• OBJECTIVE: Return the material exactly as supplied, apart from the pictures, which are omitted.
════════════════════
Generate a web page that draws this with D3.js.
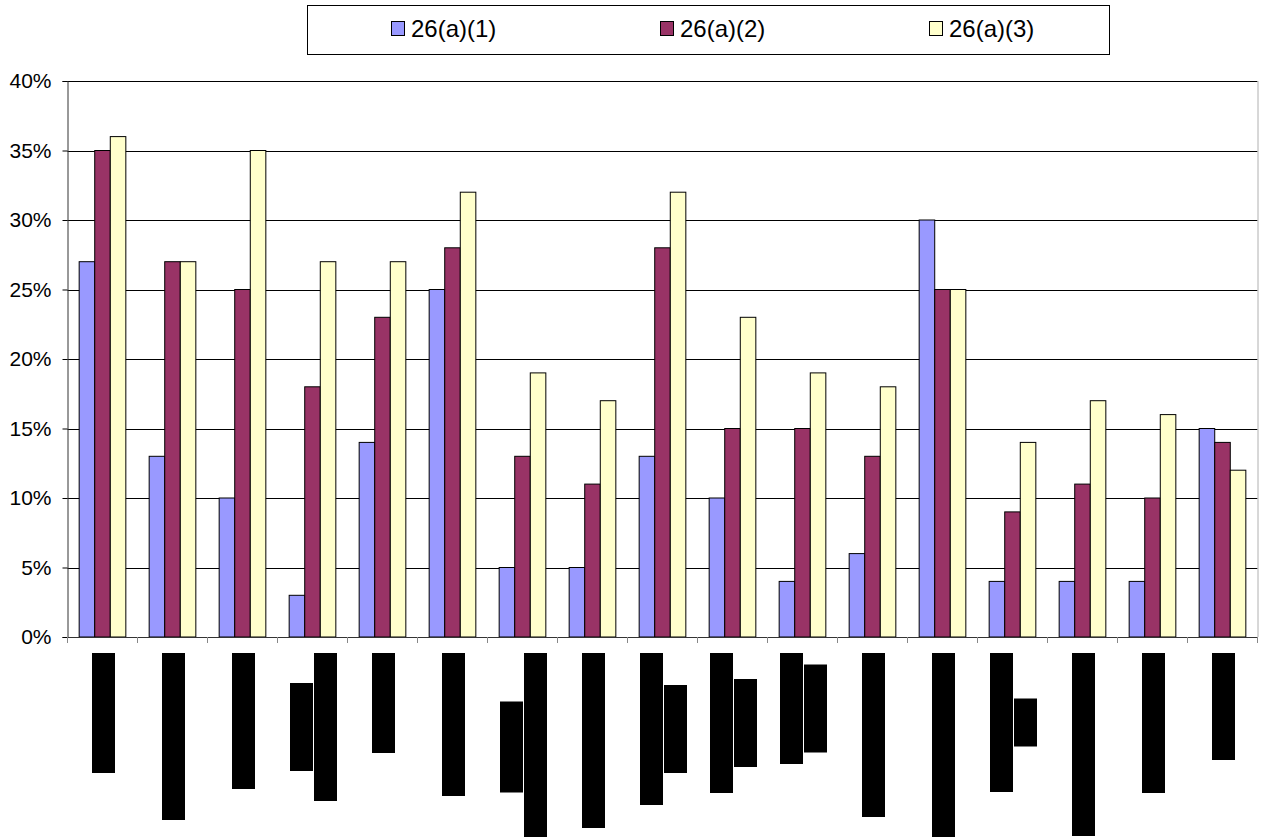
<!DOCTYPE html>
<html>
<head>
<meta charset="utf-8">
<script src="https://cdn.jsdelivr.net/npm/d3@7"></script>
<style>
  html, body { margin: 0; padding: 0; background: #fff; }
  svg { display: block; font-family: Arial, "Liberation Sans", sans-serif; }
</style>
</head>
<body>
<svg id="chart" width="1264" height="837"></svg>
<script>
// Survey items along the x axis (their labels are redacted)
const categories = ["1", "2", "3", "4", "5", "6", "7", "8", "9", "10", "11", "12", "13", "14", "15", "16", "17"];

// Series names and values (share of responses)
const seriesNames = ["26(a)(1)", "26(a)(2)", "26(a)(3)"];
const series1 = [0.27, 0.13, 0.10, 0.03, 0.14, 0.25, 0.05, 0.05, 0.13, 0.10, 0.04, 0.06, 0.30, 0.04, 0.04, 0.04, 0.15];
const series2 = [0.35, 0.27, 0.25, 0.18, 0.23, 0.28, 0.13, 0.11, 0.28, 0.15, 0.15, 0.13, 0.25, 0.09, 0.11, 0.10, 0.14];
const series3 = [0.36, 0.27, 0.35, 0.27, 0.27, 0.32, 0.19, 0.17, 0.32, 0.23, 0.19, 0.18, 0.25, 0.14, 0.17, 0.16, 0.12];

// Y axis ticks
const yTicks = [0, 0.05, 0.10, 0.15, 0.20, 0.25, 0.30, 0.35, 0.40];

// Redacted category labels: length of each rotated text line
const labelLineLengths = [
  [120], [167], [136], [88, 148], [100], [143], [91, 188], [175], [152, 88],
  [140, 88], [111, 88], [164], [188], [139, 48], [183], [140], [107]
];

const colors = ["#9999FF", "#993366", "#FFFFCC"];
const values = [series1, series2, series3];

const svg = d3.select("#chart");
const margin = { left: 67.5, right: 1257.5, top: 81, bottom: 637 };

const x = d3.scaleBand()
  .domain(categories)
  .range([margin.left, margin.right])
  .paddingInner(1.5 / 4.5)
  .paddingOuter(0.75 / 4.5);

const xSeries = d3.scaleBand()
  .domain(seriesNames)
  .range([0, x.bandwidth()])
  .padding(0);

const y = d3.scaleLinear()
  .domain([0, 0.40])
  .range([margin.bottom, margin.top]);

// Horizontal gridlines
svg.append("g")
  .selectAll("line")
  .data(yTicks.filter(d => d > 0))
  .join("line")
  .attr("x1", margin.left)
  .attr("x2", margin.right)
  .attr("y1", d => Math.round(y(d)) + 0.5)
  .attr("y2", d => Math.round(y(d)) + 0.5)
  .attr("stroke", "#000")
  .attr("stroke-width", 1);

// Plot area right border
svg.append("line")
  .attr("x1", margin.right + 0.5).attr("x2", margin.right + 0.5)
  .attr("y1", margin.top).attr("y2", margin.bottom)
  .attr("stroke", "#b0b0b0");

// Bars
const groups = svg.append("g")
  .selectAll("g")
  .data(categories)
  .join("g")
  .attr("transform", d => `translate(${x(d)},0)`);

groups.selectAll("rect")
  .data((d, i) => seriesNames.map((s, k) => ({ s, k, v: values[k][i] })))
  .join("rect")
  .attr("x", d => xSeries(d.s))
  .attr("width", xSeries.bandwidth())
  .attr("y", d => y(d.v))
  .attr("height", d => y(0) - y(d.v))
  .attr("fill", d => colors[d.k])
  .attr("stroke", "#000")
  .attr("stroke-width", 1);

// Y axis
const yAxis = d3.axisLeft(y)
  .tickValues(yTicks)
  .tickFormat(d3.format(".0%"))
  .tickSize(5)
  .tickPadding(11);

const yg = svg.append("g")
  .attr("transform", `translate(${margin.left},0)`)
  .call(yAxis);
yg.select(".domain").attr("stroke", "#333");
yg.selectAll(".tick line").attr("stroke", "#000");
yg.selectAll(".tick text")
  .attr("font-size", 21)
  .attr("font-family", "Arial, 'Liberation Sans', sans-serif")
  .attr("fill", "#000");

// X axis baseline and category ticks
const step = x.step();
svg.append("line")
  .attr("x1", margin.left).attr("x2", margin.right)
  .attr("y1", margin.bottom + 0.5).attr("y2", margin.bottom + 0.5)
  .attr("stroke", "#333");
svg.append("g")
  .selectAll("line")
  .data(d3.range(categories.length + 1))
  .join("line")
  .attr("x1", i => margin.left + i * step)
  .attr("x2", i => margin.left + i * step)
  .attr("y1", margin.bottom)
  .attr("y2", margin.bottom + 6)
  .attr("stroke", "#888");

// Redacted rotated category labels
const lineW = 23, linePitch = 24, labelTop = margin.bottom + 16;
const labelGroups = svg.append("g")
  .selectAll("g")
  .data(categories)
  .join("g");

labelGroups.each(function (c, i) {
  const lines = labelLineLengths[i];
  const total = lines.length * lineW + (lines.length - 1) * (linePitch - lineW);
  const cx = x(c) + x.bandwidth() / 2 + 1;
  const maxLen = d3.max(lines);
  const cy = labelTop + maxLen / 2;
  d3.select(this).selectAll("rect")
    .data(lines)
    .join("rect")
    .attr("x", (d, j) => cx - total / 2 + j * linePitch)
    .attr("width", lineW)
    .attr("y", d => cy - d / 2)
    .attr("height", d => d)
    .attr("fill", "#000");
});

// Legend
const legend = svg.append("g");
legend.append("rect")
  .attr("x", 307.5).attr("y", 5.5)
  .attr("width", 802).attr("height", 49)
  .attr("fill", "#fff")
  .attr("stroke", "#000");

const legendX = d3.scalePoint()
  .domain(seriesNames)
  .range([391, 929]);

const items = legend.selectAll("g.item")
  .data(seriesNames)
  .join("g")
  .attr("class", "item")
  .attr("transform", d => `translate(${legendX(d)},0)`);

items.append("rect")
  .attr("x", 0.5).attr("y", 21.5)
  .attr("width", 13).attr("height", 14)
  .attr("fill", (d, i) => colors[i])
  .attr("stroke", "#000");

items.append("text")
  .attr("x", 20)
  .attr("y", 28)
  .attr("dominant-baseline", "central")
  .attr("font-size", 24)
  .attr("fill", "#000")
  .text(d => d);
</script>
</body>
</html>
════════════════════
• WRITTEN SOLUTION:
Generate a web page that draws this with D3.js.
<!DOCTYPE html>
<html>
<head>
<meta charset="utf-8">
<script src="https://cdn.jsdelivr.net/npm/d3@7"></script>
<style>
  html, body { margin: 0; padding: 0; background: #fff; }
  svg { display: block; font-family: Arial, "Liberation Sans", sans-serif; }
</style>
</head>
<body>
<svg id="chart" width="1264" height="837"></svg>
<script>
// Survey items along the x axis (their labels are redacted)
const categories = ["1", "2", "3", "4", "5", "6", "7", "8", "9", "10", "11", "12", "13", "14", "15", "16", "17"];

// Series names and values (share of responses)
const seriesNames = ["26(a)(1)", "26(a)(2)", "26(a)(3)"];
const series1 = [0.27, 0.13, 0.10, 0.03, 0.14, 0.25, 0.05, 0.05, 0.13, 0.10, 0.04, 0.06, 0.30, 0.04, 0.04, 0.04, 0.15];
const series2 = [0.35, 0.27, 0.25, 0.18, 0.23, 0.28, 0.13, 0.11, 0.28, 0.15, 0.15, 0.13, 0.25, 0.09, 0.11, 0.10, 0.14];
const series3 = [0.36, 0.27, 0.35, 0.27, 0.27, 0.32, 0.19, 0.17, 0.32, 0.23, 0.19, 0.18, 0.25, 0.14, 0.17, 0.16, 0.12];

// Y axis ticks
const yTicks = [0, 0.05, 0.10, 0.15, 0.20, 0.25, 0.30, 0.35, 0.40];

// Redacted category labels: length of each rotated text line
const labelLineLengths = [
  [120], [167], [136], [88, 148], [100], [143], [91, 188], [175], [152, 88],
  [140, 88], [111, 88], [164], [188], [139, 48], [183], [140], [107]
];

const colors = ["#9999FF", "#993366", "#FFFFCC"];
const values = [series1, series2, series3];

const svg = d3.select("#chart");
const margin = { left: 67.5, right: 1257.5, top: 81, bottom: 637 };

const x = d3.scaleBand()
  .domain(categories)
  .range([margin.left, margin.right])
  .paddingInner(1.5 / 4.5)
  .paddingOuter(0.75 / 4.5);

const xSeries = d3.scaleBand()
  .domain(seriesNames)
  .range([0, x.bandwidth()])
  .padding(0);

const y = d3.scaleLinear()
  .domain([0, 0.40])
  .range([margin.bottom, margin.top]);

// Horizontal gridlines
svg.append("g")
  .selectAll("line")
  .data(yTicks.filter(d => d > 0))
  .join("line")
  .attr("x1", margin.left)
  .attr("x2", margin.right)
  .attr("y1", d => Math.round(y(d)) + 0.5)
  .attr("y2", d => Math.round(y(d)) + 0.5)
  .attr("stroke", "#000")
  .attr("stroke-width", 1);

// Plot area right border
svg.append("line")
  .attr("x1", margin.right + 0.5).attr("x2", margin.right + 0.5)
  .attr("y1", margin.top).attr("y2", margin.bottom)
  .attr("stroke", "#b0b0b0");

// Bars
const groups = svg.append("g")
  .selectAll("g")
  .data(categories)
  .join("g")
  .attr("transform", d => `translate(${x(d)},0)`);

groups.selectAll("rect")
  .data((d, i) => seriesNames.map((s, k) => ({ s, k, v: values[k][i] })))
  .join("rect")
  .attr("x", d => xSeries(d.s))
  .attr("width", xSeries.bandwidth())
  .attr("y", d => y(d.v))
  .attr("height", d => y(0) - y(d.v))
  .attr("fill", d => colors[d.k])
  .attr("stroke", "#000")
  .attr("stroke-width", 1);

// Y axis
const yAxis = d3.axisLeft(y)
  .tickValues(yTicks)
  .tickFormat(d3.format(".0%"))
  .tickSize(5)
  .tickPadding(11);

const yg = svg.append("g")
  .attr("transform", `translate(${margin.left},0)`)
  .call(yAxis);
yg.select(".domain").attr("stroke", "#333");
yg.selectAll(".tick line").attr("stroke", "#000");
yg.selectAll(".tick text")
  .attr("font-size", 21)
  .attr("font-family", "Arial, 'Liberation Sans', sans-serif")
  .attr("fill", "#000");

// X axis baseline and category ticks
const step = x.step();
svg.append("line")
  .attr("x1", margin.left).attr("x2", margin.right)
  .attr("y1", margin.bottom + 0.5).attr("y2", margin.bottom + 0.5)
  .attr("stroke", "#333");
svg.append("g")
  .selectAll("line")
  .data(d3.range(categories.length + 1))
  .join("line")
  .attr("x1", i => margin.left + i * step)
  .attr("x2", i => margin.left + i * step)
  .attr("y1", margin.bottom)
  .attr("y2", margin.bottom + 6)
  .attr("stroke", "#888");

// Redacted rotated category labels
const lineW = 23, linePitch = 24, labelTop = margin.bottom + 16;
const labelGroups = svg.append("g")
  .selectAll("g")
  .data(categories)
  .join("g");

labelGroups.each(function (c, i) {
  const lines = labelLineLengths[i];
  const total = lines.length * lineW + (lines.length - 1) * (linePitch - lineW);
  const cx = x(c) + x.bandwidth() / 2 + 1;
  const maxLen = d3.max(lines);
  const cy = labelTop + maxLen / 2;
  d3.select(this).selectAll("rect")
    .data(lines)
    .join("rect")
    .attr("x", (d, j) => cx - total / 2 + j * linePitch)
    .attr("width", lineW)
    .attr("y", d => cy - d / 2)
    .attr("height", d => d)
    .attr("fill", "#000");
});

// Legend
const legend = svg.append("g");
legend.append("rect")
  .attr("x", 307.5).attr("y", 5.5)
  .attr("width", 802).attr("height", 49)
  .attr("fill", "#fff")
  .attr("stroke", "#000");

const legendX = d3.scalePoint()
  .domain(seriesNames)
  .range([391, 929]);

const items = legend.selectAll("g.item")
  .data(seriesNames)
  .join("g")
  .attr("class", "item")
  .attr("transform", d => `translate(${legendX(d)},0)`);

items.append("rect")
  .attr("x", 0.5).attr("y", 21.5)
  .attr("width", 13).attr("height", 14)
  .attr("fill", (d, i) => colors[i])
  .attr("stroke", "#000");

items.append("text")
  .attr("x", 20)
  .attr("y", 28)
  .attr("dominant-baseline", "central")
  .attr("font-size", 24)
  .attr("fill", "#000")
  .text(d => d);
</script>
</body>
</html>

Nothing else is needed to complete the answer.